The UFRO conference at Renmin University from October 9th to 11th provided a unique opportunity for our team to engage directly with leading international researchers and practitioners in forest-related social sciences. Over several days, we shared our own research, attended thematic sessions, and participated in lively discussions that highlighted the challenges and innovations shaping forest governance, policy, and sustainable management across the globe.
Our session, titled “Forest & Land Governance in the Tropics: Discourse, Capital and Global Trade”, moderated by Dr. Jianmin Xiao from the Chinese Academy of Forestry, explored diverse perspectives on global inequalities, forest governance, and the political economy of forest-land relations across tropical regions. Tropical forests and forest lands are governed for oftentimes competing interests and actors, domestic and international, such as Europe and China. The production of commodities such as timber, rubber and oil palm compete with areas designated for conservation, mining, social forestry and other activities. Flows of material, finance and ideas are enabled through networks of actors, institutions, and discourses. They produce benefits and burdens in the different localities of production and consumption. The session used a critical global political economy perspective to analyse the often inequal outcomes of global forest governance. Our aim was to identify, together with the audience, pathways that allow to break with current patterns of inequality in the governance of forests and forest lands.
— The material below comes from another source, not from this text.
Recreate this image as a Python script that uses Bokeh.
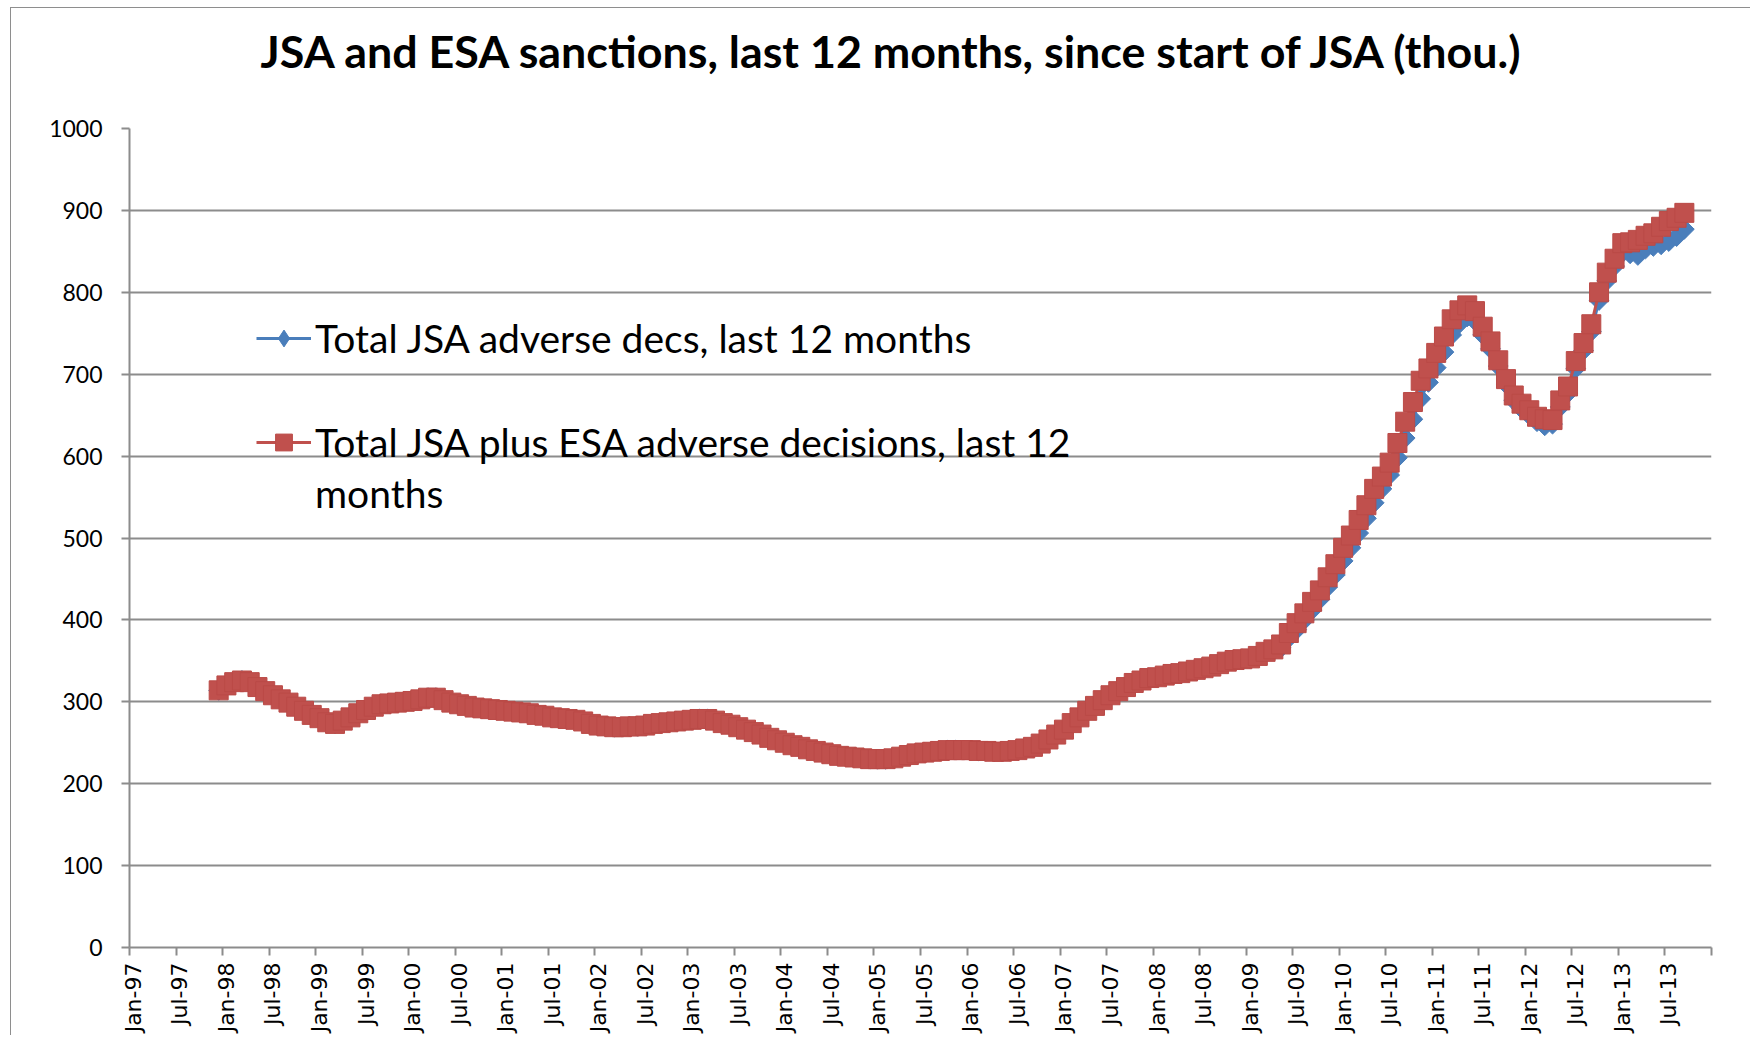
import numpy as np
from bokeh.plotting import figure
from bokeh.models import FixedTicker, Legend, LegendItem, Range1d
from bokeh.embed import file_html
from bokeh.resources import INLINE

# ---------------- data ----------------
title_text = "JSA and ESA sanctions, last 12 months, since start of JSA (thou.)"
series_names = ["Total JSA adverse decs, last 12 months",
                "Total JSA plus ESA adverse decisions, last 12",
                "months"]

# monthly category axis: Jan-97 ... Dec-13 (204 months), labels every 6 months
n_months = 204
tick_labels = ["Jan-97", "Jul-97", "Jan-98", "Jul-98", "Jan-99", "Jul-99",
               "Jan-00", "Jul-00", "Jan-01", "Jul-01", "Jan-02", "Jul-02",
               "Jan-03", "Jul-03", "Jan-04", "Jul-04", "Jan-05", "Jul-05",
               "Jan-06", "Jul-06", "Jan-07", "Jul-07", "Jan-08", "Jul-08",
               "Jan-09", "Jul-09", "Jan-10", "Jul-10", "Jan-11", "Jul-11",
               "Jan-12", "Jul-12", "Jan-13", "Jul-13"]
label_step = 6
first_month = 11   # Dec-97 is the first month with data

jsa_plus_esa = [
    314, 320, 324, 326, 324, 318, 313, 308, 303, 299,
    294, 289, 284, 280, 275, 273, 277, 281, 286, 290,
    294, 297, 298, 299, 300, 301, 303, 305, 305, 302,
    299, 297, 295, 293, 292, 291, 290, 289, 288, 287,
    286, 284, 283, 281, 280, 279, 278, 276, 273, 271,
    270, 269, 269, 270, 270, 271, 273, 274, 275, 276,
    277, 278, 279, 279, 277, 274, 272, 269, 266, 263,
    260, 256, 253, 250, 247, 245, 242, 240, 238, 236,
    234, 233, 232, 231, 230, 230, 230, 231, 233, 235,
    237, 238, 239, 240, 241, 241, 241, 241, 240, 240,
    239, 239, 240, 241, 243, 245, 249, 254, 260, 266,
    274, 281, 289, 295, 302, 308, 313, 318, 323, 326,
    329, 330, 332, 334, 335, 337, 339, 341, 343, 346,
    349, 351, 352, 353, 356, 361, 364, 370, 384, 396,
    408, 422, 436, 452, 468, 488, 503, 522, 540, 560,
    575, 592, 616, 642, 666, 692, 707, 726, 746, 767,
    778, 784, 777, 758, 740, 717, 694, 674, 664, 656,
    648, 645, 644, 668, 685, 716, 738, 761, 800, 824,
    841, 860, 861, 864, 869, 872, 880, 887, 891, 897,
]

jsa_only = [
    314, 320, 324, 326, 324, 318, 313, 308, 303, 299,
    294, 289, 284, 280, 275, 273, 277, 281, 286, 290,
    294, 297, 298, 299, 300, 301, 303, 305, 305, 302,
    299, 297, 295, 293, 292, 291, 290, 289, 288, 287,
    286, 284, 283, 281, 280, 279, 278, 276, 273, 271,
    270, 269, 269, 270, 270, 271, 273, 274, 275, 276,
    277, 278, 279, 279, 277, 274, 272, 269, 266, 263,
    260, 256, 253, 250, 247, 245, 242, 240, 238, 236,
    234, 233, 232, 231, 230, 230, 230, 231, 233, 235,
    237, 238, 239, 240, 241, 241, 241, 241, 240, 240,
    239, 239, 240, 241, 243, 245, 249, 254, 260, 266,
    274, 281, 289, 295, 302, 308, 313, 318, 323, 326,
    329, 330, 332, 334, 335, 337, 339, 341, 343, 346,
    349, 351, 352, 353, 356, 361, 362, 366, 378, 388,
    400, 412, 425, 440, 455, 472, 488, 506, 524, 543,
    560, 577, 598, 622, 645, 670, 690, 708, 727, 748,
    762, 770, 765, 748, 731, 710, 688, 668, 658, 650,
    642, 637, 639, 660, 677, 707, 729, 752, 790, 814,
    832, 848, 847, 845, 853, 856, 858, 862, 868, 877,
]

y_ticks = [0, 100, 200, 300, 400, 500, 600, 700, 800, 900, 1000]

# ---------------- styles ----------------
BLUE = "#4A7EBB"
RED = "#C0504D"
GRID = "#8C8C8C"
FONT = "Lato"

# category centres
x_vals = first_month + np.arange(len(jsa_plus_esa)) + 0.5

p = figure(width=1740, height=1028, output_backend="svg", toolbar_location=None,
           x_range=Range1d(0, n_months), y_range=Range1d(0, 1000),
           min_border_left=118, min_border_right=40, min_border_top=120,
           min_border_bottom=89)
p.styles = {"margin-left": "10px", "margin-top": "7px",
            "border-top": "1px solid #8e8e8e", "border-left": "1px solid #8e8e8e"}
p.outline_line_color = None
p.background_fill_color = "white"
p.border_fill_color = "white"

# title (a blank second line lifts the text towards the top of the chart area)
p.title.text = title_text + "\n "
p.title.text_font = FONT
p.title.text_font_style = "bold"
p.title.text_font_size = "44.8px"
p.title.text_line_height = 0.9
p.title.text_color = "black"
p.title.align = "left"
p.title.offset = 131
p.title.standoff = 4

# series (blue under red)
r_blue_line = p.line(x_vals, jsa_only, line_color=BLUE, line_width=3)
# diamond key (drawn under the rotated squares, used for the legend swatch)
r_blue_key = p.scatter(x_vals, jsa_only, marker="diamond", size=17,
                       fill_color=BLUE, line_color=BLUE)
r_blue_mk = p.scatter(x_vals, jsa_only, marker="square", angle=np.pi / 4, size=14,
                      fill_color=BLUE, line_color=BLUE, line_width=1)
r_red_line = p.line(x_vals, jsa_plus_esa, line_color=RED, line_width=3)
r_red_mk = p.scatter(x_vals, jsa_plus_esa, marker="square", size=19,
                     fill_color=RED, line_color="#BA4A47", line_width=1)
# transparent helper so the wrapped second legend line has no swatch
r_blank = p.line(x_vals, jsa_plus_esa, line_alpha=0)

# x axis: labels at category centres, tick marks at category boundaries
label_pos = [k * label_step + 0.5 for k in range(len(tick_labels))]
bound_pos = [k * label_step for k in range(len(tick_labels) + 1)]
xa = p.xaxis[0]
xa.ticker = FixedTicker(ticks=label_pos, minor_ticks=bound_pos)
xa.major_label_overrides = {pos: lab for pos, lab in zip(label_pos, tick_labels)}
xa.major_label_orientation = np.pi / 2
xa.major_label_text_font = "DejaVu Sans"
xa.major_label_text_font_size = "22px"
xa.major_label_text_color = "black"
xa.major_label_standoff = 7
xa.major_tick_out = 0
xa.major_tick_in = 0
xa.minor_tick_out = 8
xa.minor_tick_in = 0
xa.minor_tick_line_color = GRID
xa.minor_tick_line_width = 2
xa.axis_line_color = GRID
xa.axis_line_width = 2

ya = p.yaxis[0]
ya.ticker = FixedTicker(ticks=y_ticks)
ya.major_label_text_font = FONT
ya.major_label_text_font_size = "23px"
ya.major_label_text_color = "black"
ya.major_label_standoff = 19
ya.major_tick_out = 8
ya.major_tick_in = 0
ya.major_tick_line_color = GRID
ya.major_tick_line_width = 2
ya.minor_tick_line_color = None
ya.axis_line_color = GRID
ya.axis_line_width = 2

p.xgrid.grid_line_color = None
p.ygrid.ticker = FixedTicker(ticks=y_ticks)
p.ygrid.grid_line_color = GRID
p.ygrid.grid_line_width = 2


def style_legend(lg, spacing):
    lg.label_text_font = FONT
    lg.label_text_font_size = "39px"
    lg.label_text_color = "black"
    lg.glyph_width = 55
    lg.glyph_height = 42
    lg.label_height = 42
    lg.label_standoff = 4
    lg.spacing = spacing
    lg.padding = 0
    lg.margin = 0
    lg.border_line_color = None
    lg.background_fill_alpha = 0


legend1 = Legend(items=[
    LegendItem(label=series_names[0], renderers=[r_blue_line, r_blue_key]),
], location=(127, 586))
style_legend(legend1, 0)
p.add_layout(legend1)

legend2 = Legend(items=[
    LegendItem(label=series_names[1], renderers=[r_red_line, r_red_mk]),
    LegendItem(label=series_names[2], renderers=[r_blank]),
], location=(127, 431))
style_legend(legend2, 5)
p.add_layout(legend2)

open("out.html", "w").write(file_html(p, INLINE))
The panel was organised in joint collaboration of the ForEqual and FairFrontiers project and featured presentations by colleagues from the University of Helsinki, University of Göttingen, the Research Institute for Humanity and Nature (RIHN, Japan), and the Chinese Academy of Forestry. Topics ranged from forest finance and policy transparency to Chinese engagement in African forestry sectors, forest-based livelihoods in Southeast Asia, and the enduring influence of colonial legacies in global timber trade.
We are grateful to the organizers at Renmin University and IUFRO Division 9 for creating such an inspiring and collaborative platform for forest-related social science research.